**Records provided**
-*-*-

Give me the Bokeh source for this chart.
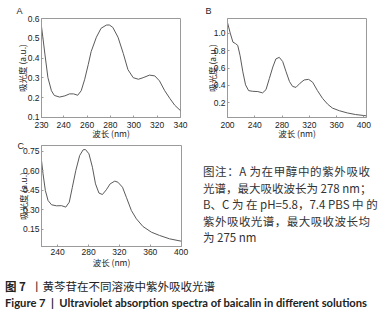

-*-*-

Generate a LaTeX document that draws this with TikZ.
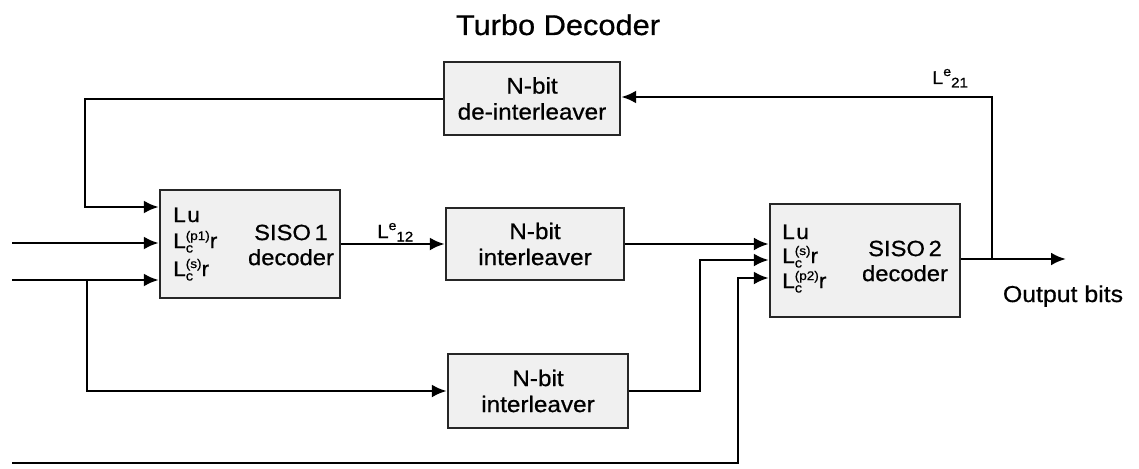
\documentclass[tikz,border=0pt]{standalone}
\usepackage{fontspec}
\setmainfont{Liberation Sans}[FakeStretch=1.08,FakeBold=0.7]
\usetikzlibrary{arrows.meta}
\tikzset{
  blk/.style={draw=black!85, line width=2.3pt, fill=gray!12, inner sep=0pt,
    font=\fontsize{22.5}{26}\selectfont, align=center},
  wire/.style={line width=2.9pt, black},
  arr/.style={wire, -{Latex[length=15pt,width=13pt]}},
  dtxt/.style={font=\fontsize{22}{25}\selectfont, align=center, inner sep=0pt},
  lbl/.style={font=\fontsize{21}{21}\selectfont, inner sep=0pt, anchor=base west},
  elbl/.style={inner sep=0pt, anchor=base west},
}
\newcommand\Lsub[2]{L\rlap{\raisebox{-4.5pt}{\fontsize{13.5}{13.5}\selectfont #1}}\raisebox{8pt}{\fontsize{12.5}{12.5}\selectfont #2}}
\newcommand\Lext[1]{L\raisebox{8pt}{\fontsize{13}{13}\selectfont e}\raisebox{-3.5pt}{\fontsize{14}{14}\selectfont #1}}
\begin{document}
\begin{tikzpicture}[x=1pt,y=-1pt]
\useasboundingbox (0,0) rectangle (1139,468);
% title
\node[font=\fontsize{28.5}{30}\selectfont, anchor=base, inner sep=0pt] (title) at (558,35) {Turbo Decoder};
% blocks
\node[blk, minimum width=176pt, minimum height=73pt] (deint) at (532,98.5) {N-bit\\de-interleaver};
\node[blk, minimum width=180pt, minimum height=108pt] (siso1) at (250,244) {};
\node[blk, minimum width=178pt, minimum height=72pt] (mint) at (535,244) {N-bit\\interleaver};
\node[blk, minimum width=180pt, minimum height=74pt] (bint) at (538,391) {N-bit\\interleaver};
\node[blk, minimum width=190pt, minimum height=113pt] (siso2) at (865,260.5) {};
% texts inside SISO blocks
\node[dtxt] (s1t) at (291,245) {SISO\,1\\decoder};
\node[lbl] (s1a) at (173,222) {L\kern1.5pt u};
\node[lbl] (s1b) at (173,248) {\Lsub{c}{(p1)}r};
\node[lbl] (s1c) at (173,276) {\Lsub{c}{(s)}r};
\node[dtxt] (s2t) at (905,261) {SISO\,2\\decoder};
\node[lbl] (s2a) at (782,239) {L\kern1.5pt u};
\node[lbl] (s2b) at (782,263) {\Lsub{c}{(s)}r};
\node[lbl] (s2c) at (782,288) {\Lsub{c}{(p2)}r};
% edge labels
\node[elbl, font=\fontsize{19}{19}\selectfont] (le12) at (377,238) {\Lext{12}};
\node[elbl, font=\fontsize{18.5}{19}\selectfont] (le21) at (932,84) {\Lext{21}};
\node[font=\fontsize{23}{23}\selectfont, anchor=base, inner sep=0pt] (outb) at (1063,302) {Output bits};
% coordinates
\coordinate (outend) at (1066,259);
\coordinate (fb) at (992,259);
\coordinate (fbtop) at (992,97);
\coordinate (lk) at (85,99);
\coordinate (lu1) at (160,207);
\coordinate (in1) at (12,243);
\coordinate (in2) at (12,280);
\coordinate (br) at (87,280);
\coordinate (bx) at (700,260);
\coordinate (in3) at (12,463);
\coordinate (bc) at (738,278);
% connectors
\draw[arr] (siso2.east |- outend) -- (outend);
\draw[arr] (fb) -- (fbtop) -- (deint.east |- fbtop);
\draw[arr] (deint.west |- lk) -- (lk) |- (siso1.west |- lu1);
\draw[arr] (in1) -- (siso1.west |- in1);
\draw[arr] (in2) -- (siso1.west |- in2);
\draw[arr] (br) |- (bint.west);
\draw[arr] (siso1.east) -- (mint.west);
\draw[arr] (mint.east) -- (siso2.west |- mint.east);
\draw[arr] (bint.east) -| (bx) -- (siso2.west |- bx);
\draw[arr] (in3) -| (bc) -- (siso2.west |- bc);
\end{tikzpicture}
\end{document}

-*-*-

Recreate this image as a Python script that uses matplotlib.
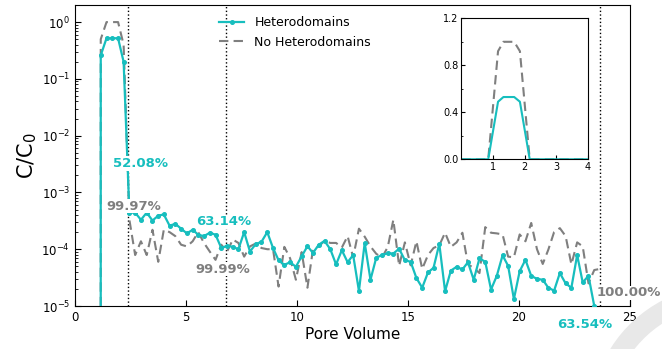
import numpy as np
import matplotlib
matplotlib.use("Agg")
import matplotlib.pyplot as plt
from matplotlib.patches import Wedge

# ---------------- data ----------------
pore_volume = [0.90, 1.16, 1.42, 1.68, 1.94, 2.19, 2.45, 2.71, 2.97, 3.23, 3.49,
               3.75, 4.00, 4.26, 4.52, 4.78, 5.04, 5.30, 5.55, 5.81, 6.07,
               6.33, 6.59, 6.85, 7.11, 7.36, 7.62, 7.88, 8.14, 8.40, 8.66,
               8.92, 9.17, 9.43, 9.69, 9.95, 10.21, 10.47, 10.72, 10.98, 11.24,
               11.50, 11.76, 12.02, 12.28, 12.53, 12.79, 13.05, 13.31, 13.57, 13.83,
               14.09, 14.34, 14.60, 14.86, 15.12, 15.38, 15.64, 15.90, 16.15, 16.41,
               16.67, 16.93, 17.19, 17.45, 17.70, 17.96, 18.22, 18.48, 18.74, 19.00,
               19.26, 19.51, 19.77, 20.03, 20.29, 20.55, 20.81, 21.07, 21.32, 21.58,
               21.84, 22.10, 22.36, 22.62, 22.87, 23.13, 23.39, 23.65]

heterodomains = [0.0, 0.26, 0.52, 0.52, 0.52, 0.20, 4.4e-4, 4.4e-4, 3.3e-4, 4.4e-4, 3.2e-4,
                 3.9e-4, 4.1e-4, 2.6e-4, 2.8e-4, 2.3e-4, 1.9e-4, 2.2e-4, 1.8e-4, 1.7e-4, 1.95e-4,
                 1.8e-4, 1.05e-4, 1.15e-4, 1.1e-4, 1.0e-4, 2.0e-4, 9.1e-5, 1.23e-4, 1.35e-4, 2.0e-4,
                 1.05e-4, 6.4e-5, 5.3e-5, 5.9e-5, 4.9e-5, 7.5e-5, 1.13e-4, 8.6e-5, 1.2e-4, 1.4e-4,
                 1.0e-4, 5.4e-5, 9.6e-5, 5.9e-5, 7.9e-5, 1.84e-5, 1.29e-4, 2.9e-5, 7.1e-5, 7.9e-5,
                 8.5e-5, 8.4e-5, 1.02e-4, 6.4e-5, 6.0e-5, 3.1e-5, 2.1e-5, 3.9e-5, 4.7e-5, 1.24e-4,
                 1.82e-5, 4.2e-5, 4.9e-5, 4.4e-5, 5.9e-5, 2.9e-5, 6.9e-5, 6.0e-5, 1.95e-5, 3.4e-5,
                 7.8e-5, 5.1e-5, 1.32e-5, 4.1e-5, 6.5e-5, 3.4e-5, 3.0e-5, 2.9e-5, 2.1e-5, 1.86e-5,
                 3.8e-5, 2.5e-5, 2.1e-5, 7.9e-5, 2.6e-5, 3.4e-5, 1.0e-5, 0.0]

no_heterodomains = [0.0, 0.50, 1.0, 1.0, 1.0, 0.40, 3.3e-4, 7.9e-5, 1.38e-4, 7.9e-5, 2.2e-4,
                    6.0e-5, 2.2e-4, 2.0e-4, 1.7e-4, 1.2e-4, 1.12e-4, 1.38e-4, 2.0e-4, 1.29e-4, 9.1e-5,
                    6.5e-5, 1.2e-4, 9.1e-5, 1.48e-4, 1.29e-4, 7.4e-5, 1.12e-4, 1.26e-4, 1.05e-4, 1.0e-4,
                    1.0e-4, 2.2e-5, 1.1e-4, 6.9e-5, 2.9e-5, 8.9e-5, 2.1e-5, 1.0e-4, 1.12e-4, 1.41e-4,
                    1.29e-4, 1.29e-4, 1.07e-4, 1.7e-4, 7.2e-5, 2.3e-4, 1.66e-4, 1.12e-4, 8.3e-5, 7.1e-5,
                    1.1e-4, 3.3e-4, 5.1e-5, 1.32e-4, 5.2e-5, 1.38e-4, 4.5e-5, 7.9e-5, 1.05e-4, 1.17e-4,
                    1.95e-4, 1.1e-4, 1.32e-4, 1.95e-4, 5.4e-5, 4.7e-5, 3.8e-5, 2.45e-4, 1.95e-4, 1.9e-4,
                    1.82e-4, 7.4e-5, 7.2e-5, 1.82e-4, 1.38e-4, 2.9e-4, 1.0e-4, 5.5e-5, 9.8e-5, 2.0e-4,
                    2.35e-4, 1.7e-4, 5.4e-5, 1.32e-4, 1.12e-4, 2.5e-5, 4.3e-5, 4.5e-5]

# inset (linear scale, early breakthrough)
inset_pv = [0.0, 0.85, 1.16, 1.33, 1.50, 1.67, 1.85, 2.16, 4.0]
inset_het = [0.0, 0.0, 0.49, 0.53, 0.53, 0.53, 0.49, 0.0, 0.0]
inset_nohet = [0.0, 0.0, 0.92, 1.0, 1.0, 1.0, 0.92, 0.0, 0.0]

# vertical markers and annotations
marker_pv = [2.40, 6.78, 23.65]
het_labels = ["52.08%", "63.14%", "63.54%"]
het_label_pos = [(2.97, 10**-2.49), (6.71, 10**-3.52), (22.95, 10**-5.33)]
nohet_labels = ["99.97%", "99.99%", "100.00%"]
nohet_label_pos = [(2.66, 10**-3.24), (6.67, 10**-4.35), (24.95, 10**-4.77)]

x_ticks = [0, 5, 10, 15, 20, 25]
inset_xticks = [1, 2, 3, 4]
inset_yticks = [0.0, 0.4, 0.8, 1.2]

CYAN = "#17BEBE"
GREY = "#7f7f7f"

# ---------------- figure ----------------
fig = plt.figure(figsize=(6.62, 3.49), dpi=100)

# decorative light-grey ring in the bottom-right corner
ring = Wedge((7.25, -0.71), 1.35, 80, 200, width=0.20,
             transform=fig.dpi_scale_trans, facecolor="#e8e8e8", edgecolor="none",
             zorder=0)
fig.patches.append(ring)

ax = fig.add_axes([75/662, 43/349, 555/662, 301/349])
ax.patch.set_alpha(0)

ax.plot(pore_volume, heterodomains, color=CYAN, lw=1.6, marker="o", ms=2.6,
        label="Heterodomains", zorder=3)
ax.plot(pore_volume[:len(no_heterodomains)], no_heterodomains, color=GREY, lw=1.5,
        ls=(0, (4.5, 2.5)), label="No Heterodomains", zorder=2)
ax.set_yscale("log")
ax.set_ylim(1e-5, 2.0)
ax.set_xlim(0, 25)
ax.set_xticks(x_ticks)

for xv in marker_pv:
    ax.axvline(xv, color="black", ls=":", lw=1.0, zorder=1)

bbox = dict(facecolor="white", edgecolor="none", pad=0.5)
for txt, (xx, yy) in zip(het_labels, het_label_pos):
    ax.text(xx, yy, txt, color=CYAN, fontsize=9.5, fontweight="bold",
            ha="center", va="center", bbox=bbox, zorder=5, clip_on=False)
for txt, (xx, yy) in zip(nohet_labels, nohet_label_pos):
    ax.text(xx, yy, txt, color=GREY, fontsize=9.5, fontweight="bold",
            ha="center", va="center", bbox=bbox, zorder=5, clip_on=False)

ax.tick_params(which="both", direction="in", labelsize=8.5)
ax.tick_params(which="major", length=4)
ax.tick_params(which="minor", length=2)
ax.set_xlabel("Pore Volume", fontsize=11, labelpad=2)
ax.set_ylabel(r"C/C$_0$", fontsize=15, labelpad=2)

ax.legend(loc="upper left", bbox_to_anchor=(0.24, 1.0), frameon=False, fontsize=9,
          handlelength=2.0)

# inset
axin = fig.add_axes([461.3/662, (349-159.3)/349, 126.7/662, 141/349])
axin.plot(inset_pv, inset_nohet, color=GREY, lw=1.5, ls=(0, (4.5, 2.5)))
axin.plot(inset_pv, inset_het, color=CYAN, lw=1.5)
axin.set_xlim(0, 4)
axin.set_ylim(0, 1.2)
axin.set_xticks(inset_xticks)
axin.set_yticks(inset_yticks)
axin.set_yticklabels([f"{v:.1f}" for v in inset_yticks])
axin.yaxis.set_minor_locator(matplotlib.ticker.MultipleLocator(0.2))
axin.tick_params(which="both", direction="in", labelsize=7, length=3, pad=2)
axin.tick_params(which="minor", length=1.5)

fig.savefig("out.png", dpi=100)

-*-*-

**Aim**
Without the pictures, give again only the lines beginning at the line that contains "Recreate this image" and stopping after the line that contains "from matplotlib.patches import Wedge", exactly as written.

**Answer to this task**
Recreate this image as a Python script that uses matplotlib.
import numpy as np
import matplotlib
matplotlib.use("Agg")
import matplotlib.pyplot as plt
from matplotlib.patches import Wedge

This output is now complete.